Slip op. at 17, n.1. Although it dismissed the substantive due process and equal protection claims, the court held the procedural due process claim was ripe because the plaintiff asserted that the County did not provide adequate procedures in evaluating its appeal for a waiver, and thus was not a "'challenge to the application of land use regulations' to the land." Slip op. at 21. This split-decision underscores the strange dichotomy in the federal courts between "land use" and property cases and cases which seek to vindicate other constitutional rights. See, e.g., slip op. at 18, n.2 (dismissing the substantive due process claim on ripeness grounds because it involved application of land use regulations). We thought the Crown Point case finally ditched that distinction (as we noted here), but maybe, that, like the final decision and futility rules, must wait for appeal.
Finally, the district court disposed of the state law claim the County was without power to enact the ordinance because only the State can impose an "affordable housing impact fee." "Impact fees" as defined in Haw.

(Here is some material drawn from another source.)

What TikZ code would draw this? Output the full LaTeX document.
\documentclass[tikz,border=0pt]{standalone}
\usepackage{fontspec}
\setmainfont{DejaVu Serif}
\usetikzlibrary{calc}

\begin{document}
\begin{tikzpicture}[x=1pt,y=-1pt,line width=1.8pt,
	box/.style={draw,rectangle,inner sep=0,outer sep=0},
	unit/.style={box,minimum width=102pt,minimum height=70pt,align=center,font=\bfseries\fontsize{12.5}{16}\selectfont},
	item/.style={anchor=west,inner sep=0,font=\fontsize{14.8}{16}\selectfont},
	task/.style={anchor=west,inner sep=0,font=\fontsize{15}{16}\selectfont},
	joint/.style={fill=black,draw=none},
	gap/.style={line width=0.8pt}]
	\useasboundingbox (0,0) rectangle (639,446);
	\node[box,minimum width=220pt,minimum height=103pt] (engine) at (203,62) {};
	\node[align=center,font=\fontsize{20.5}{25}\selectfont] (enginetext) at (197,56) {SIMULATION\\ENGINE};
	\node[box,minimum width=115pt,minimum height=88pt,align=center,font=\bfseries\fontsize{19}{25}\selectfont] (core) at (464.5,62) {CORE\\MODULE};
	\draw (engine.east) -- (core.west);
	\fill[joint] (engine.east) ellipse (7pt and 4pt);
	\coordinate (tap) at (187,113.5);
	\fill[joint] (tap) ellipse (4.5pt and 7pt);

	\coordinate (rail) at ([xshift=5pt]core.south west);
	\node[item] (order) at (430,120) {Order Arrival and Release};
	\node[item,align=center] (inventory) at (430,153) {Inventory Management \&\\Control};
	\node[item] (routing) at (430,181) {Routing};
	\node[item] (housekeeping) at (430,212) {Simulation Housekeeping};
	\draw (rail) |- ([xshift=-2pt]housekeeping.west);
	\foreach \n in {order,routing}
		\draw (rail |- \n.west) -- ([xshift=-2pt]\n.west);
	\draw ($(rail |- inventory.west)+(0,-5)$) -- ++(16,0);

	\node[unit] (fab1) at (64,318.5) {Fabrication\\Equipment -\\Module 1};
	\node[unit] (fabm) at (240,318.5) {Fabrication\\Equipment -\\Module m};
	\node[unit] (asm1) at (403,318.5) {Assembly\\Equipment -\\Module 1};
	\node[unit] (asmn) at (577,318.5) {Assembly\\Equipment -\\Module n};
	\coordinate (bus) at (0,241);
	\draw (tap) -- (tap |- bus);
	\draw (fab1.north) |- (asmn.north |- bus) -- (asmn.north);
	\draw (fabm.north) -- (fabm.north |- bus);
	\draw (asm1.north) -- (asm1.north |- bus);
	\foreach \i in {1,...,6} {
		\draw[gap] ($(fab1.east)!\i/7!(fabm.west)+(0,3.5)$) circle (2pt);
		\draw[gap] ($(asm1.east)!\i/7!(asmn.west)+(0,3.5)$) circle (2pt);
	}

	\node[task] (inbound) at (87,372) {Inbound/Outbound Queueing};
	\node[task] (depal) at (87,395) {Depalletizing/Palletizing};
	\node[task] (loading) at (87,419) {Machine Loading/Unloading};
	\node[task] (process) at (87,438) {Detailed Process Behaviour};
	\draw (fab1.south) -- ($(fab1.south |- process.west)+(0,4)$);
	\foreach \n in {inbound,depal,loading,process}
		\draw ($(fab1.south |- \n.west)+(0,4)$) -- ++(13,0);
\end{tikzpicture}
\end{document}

Rev. Stat. § 46-141 are limited to those imposed to fund public facility capital improvements required by the development. The court held that this definition does not include the in-lieu fee required under the County's ordinance because the money collected goes into the general affordable housing fund and is not earmarked for offsetting capital improvement projects attributable to the development. Slip op. at 32. This seems like circular reasoning, as noted in this post.
Trial on the remaining issue is set for December 2009.